GIVEN REQUEST
Set aside the pictures and output only the lines from the one containing "Rebuild this chart" up to and including the one containing "plt.rcParams['font.family'] = ['Roboto', 'DejaVu".
"""
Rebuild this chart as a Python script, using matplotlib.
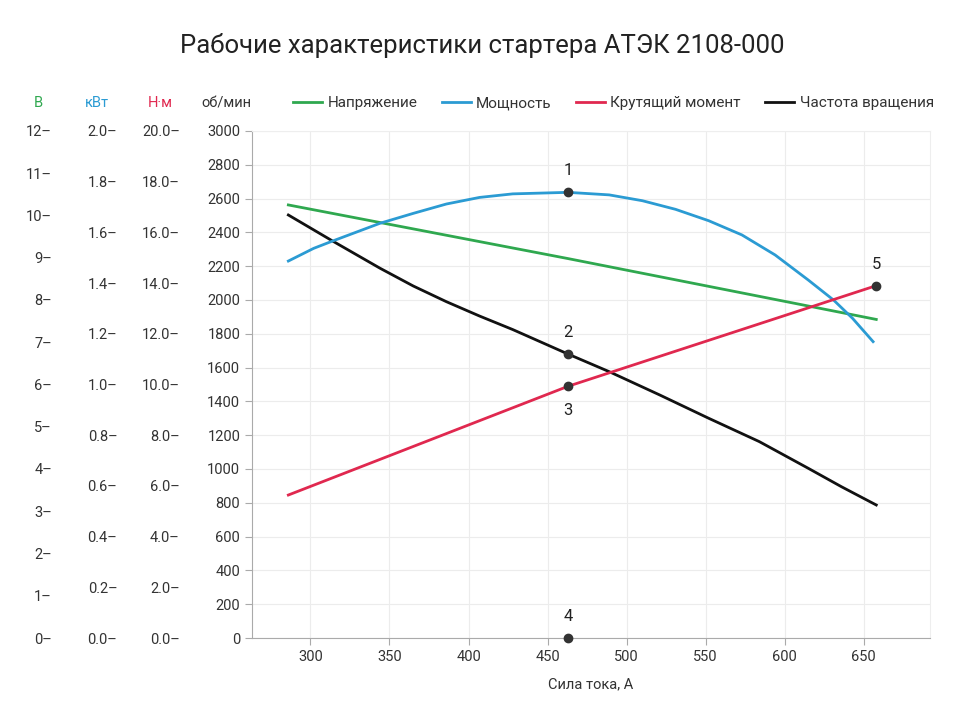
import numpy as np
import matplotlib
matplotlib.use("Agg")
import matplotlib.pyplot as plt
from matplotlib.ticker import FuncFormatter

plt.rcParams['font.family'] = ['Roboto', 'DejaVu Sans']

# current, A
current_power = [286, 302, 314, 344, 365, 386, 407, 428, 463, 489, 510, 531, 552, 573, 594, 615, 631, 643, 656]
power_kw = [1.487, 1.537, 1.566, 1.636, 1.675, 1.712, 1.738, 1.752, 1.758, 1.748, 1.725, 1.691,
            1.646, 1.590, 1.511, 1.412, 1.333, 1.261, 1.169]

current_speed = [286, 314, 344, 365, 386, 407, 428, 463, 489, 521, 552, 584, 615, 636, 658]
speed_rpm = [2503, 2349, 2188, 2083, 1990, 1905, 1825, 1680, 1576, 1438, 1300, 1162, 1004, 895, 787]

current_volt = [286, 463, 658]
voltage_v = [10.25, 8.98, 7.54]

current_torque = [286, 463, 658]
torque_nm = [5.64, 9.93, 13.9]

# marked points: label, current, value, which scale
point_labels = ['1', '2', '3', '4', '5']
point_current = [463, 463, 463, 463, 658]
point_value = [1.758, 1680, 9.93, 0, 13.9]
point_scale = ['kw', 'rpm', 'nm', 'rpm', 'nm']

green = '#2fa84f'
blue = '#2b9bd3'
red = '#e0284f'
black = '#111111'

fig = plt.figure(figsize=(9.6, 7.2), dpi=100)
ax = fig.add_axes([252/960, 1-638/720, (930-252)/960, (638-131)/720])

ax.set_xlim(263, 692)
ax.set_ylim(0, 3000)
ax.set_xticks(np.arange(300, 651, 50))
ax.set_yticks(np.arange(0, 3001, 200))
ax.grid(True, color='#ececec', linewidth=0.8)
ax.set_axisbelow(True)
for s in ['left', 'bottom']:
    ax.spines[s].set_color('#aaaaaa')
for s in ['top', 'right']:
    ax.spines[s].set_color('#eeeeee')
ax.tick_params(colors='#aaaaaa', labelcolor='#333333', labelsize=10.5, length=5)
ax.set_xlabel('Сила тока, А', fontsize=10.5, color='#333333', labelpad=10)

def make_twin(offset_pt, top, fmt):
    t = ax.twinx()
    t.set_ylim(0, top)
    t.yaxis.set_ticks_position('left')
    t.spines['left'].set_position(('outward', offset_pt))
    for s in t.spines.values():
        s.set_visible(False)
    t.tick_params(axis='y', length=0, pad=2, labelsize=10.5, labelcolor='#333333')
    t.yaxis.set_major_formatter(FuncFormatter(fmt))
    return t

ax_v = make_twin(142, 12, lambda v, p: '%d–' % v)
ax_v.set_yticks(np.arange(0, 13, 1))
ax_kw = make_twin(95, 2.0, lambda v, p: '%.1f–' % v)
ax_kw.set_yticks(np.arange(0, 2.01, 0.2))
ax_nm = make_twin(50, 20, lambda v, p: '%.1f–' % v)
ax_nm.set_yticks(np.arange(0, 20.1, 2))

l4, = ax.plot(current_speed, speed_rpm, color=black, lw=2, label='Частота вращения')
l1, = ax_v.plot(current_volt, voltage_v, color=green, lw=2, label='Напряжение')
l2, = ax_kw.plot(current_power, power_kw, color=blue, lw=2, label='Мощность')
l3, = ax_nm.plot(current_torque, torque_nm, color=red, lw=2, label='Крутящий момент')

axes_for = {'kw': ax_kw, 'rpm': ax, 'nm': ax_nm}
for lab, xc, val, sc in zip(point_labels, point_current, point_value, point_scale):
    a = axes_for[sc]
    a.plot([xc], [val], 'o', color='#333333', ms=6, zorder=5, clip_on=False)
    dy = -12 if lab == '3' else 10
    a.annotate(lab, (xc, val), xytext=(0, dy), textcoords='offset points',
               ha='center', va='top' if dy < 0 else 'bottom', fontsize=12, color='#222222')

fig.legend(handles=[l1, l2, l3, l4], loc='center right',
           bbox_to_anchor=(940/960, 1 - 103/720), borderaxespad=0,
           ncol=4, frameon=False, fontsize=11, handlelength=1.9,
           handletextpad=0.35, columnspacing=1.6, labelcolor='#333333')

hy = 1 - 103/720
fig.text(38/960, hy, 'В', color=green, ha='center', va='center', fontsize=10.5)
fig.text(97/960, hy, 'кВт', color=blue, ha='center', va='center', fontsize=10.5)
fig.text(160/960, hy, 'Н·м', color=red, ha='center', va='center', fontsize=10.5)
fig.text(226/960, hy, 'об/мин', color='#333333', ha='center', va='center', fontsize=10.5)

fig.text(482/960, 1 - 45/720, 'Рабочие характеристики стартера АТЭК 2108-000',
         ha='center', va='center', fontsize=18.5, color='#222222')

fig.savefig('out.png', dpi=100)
"""
"""
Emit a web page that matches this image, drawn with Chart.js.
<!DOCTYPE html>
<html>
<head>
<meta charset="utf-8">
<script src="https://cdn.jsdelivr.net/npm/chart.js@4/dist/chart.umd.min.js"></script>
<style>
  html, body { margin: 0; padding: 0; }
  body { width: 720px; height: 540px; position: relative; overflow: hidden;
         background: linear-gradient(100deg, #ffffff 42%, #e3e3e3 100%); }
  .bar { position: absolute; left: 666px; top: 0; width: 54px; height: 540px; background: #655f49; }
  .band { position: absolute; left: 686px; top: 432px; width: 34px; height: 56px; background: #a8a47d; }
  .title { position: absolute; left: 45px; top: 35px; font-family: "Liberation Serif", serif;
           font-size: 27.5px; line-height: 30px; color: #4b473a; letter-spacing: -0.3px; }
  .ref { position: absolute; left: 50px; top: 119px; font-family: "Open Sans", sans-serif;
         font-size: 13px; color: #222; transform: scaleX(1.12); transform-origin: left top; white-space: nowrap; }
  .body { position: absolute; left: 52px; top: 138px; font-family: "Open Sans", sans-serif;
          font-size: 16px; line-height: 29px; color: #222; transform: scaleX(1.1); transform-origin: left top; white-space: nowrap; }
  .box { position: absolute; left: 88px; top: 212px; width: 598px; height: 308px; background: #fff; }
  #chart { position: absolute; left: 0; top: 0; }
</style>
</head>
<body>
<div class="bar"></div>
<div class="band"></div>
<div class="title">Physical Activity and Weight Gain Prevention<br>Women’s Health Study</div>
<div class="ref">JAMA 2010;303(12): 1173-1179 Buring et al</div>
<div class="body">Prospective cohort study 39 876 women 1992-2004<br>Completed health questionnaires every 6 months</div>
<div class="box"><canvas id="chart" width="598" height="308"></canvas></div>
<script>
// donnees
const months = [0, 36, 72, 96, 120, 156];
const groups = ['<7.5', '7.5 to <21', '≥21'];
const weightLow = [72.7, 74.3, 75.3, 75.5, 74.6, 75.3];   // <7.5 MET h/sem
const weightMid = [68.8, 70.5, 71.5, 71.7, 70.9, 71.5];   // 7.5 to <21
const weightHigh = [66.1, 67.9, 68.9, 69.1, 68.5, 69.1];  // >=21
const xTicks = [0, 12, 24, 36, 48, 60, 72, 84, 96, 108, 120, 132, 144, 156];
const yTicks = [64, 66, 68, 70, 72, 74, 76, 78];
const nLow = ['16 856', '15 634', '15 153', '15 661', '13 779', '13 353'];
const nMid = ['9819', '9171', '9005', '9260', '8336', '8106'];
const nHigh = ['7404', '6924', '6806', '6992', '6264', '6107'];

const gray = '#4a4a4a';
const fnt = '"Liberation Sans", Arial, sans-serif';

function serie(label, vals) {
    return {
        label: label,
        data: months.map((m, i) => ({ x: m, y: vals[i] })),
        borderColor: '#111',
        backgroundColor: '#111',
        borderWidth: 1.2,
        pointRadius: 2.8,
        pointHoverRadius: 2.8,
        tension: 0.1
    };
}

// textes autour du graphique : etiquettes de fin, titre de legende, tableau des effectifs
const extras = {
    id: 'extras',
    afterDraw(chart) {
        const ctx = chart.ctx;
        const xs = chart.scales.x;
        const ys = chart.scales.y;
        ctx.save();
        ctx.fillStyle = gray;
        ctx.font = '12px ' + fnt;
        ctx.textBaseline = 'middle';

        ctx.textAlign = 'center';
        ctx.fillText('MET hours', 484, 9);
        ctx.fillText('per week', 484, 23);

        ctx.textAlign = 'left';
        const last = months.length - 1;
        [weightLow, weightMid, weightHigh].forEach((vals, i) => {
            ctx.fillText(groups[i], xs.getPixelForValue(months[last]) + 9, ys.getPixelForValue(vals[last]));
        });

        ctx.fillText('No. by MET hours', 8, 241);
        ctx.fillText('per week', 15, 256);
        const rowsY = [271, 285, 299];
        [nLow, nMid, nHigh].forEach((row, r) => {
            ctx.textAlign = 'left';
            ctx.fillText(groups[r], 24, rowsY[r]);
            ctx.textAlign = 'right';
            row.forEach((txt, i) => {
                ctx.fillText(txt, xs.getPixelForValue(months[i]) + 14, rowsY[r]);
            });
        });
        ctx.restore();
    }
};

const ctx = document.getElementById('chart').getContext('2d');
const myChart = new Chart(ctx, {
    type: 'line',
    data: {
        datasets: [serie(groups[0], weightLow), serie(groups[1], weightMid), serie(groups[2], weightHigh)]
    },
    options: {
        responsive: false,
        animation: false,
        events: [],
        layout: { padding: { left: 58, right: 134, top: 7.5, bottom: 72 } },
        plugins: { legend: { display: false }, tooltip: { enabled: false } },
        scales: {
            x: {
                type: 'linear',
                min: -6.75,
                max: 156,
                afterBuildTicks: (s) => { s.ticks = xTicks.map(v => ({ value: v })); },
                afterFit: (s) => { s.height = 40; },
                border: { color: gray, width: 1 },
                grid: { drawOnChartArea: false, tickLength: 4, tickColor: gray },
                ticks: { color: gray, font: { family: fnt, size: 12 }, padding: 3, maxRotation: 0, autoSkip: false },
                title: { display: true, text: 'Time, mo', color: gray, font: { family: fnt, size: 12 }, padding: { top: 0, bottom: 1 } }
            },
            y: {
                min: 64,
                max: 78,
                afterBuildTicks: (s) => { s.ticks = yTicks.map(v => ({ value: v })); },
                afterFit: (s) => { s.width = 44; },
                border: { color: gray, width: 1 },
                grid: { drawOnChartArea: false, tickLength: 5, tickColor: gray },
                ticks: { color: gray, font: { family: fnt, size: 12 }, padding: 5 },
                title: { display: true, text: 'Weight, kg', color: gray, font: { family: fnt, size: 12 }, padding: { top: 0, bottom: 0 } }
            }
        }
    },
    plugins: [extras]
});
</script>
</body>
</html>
"""
FULL RESPONSE
Rebuild this chart as a Python script, using matplotlib.
import numpy as np
import matplotlib
matplotlib.use("Agg")
import matplotlib.pyplot as plt
from matplotlib.ticker import FuncFormatter

plt.rcParams['font.family'] = ['Roboto', 'DejaVu Sans']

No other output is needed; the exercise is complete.